Calls for new ECEC quality agency in Ireland intensify
The Sector > Quality > Calls for new ECEC quality agency in Ireland intensify

Calls for new ECEC quality agency in Ireland intensify

by Jason Roberts

September 30, 2019

Ahead of the upcoming Irish Budget to be released on 8 October 2019, calls for the establishment of a dedicated oversight and quality assurance statutory body to oversee the early years and school age childcare sector- similar to Australia’s ACECQA – have intensified. 

 

The calls are being made by Ireland’s largest advocacy group, Early Childhood Ireland, in light of concerns about Ireland’s existing inspection and oversight system being fragmented and not fit for purpose to guarantee the best outcomes for children or provide sufficient support for operators. 

 

“While the vast majority of services are providing high-quality care in a nurturing environment, the current fragmented inspection and oversight system allows problems to slip through the cracks. We want this to change,” Early Childhood Ireland said in a statement on its website. 

 

The current Irish system is made up of an array of different national and local bodies with responsibilities to ensure quality delivery, inspections and financial compliance.

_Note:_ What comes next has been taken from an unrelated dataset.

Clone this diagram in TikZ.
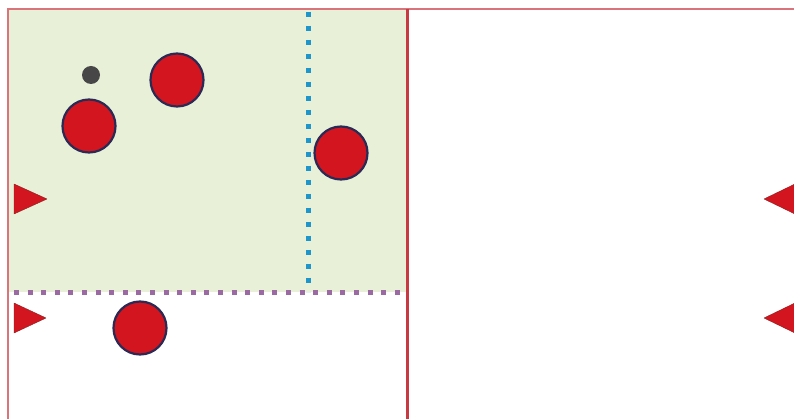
\documentclass[tikz,border=0pt]{standalone}
\begin{document}
\begin{tikzpicture}[x=1pt,y=-1pt,
  ball/.style={circle,draw=ballline,fill=ballred,line width=2.2pt,minimum size=53pt,inner sep=0pt},
  frame/.style={draw=framered,line width=2.2pt},
  divider/.style={draw=midred,line width=3pt},
  flag/.style={fill=ballred,draw=flagline,line width=0.4pt,line join=round}]
\definecolor{ballred}{HTML}{D2151E}
\definecolor{ballline}{HTML}{2B2A55}
\definecolor{framered}{HTML}{D9757A}
\definecolor{midred}{HTML}{C83A42}
\definecolor{zonegreen}{HTML}{E8F0D8}
\definecolor{dotblue}{HTML}{1E96CC}
\definecolor{dotpurple}{HTML}{9C6AA2}
\definecolor{dotgrey}{HTML}{474747}
\definecolor{flagline}{HTML}{8A2020}
\useasboundingbox (0,0) rectangle (794,419);
\fill[white] (0,0) rectangle (794,419);
% green zone
\fill[zonegreen] (8,9) rectangle (407,292);
% dotted lines
\coordinate (pt) at (308,9);
\coordinate (pb) at (308,292);
\coordinate (hl) at (8,292);
\coordinate (hr) at (407,292);
\draw[dotblue,line width=5pt,dash pattern=on 5pt off 9pt,dash phase=-3pt] (pt) -- (pb);
\draw[dotpurple,line width=5pt,dash pattern=on 5pt off 8.6pt,dash phase=-6pt] (hl) -- (hr);
% frame
\coordinate (tl) at (8,9);
\coordinate (tr) at (794,9);
\coordinate (bl) at (8,419);
\coordinate (mt) at (407,9);
\coordinate (mb) at (407,419);
\draw[frame] (bl) -- (tl) -- (tr);
\draw[divider] (mt) -- (mb);
% balls
\node[ball] (b1) at (177,80) {};
\node[ball] (b2) at (89,126) {};
\node[ball] (b3) at (341,153) {};
\node[ball] (b4) at (140,328) {};
\node[circle,fill=dotgrey,minimum size=18pt,inner sep=0pt] (s) at (91,75) {};
% flags
\filldraw[flag] (14,184) -- (47,199) -- (14,214) -- cycle;
\filldraw[flag] (14,303) -- (46,318) -- (14,333) -- cycle;
\filldraw[flag] (797,183) -- (764,199) -- (797,215) -- cycle;
\filldraw[flag] (797,302) -- (764,318) -- (797,334) -- cycle;
\end{tikzpicture}
\end{document}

It includes over 30 regional childcare committees, and government initiatives and bodies such as Better Start, the Departments of Education and Skills, child and family agency Tusla, and social inclusion agency Pobal, which ispart of the Department of Rural and Community Development

 

Early Childhood Ireland is proposing that one single ECEC agency is created within the Department of Children and Youth Affairs that combines a consolidated inspection framework with quality assurance and financial compliance oversight that would have sole responsibility for inspections and quality assurance for early years settings, school-aged childcare settings, and those providing home-based care.

 

The agency would align and co-ordinate all functions relating to quality, curriculum, planning, administration, funding and capital investment in the early years sector. 

 

It would also act as a ‘one-stop shop’ for all information for parents and providers; providing real-time updated inspection reports and information on Ireland’s National Childcare Scheme, ECCE.

 

A rapid intervention team would also form part of the agency’s work and allow for immediate remedial action to be taken.

 

Ireland launched its Sîolta, National Quality Framework in 2006 to support practitioners and educators to provide consistent, high-quality services to children; and, an Aistear, Early Childhood Curriculum Framework to help the creation of learning experiences, however it is yet to create an oversight body similar to Australia’s ACECQA.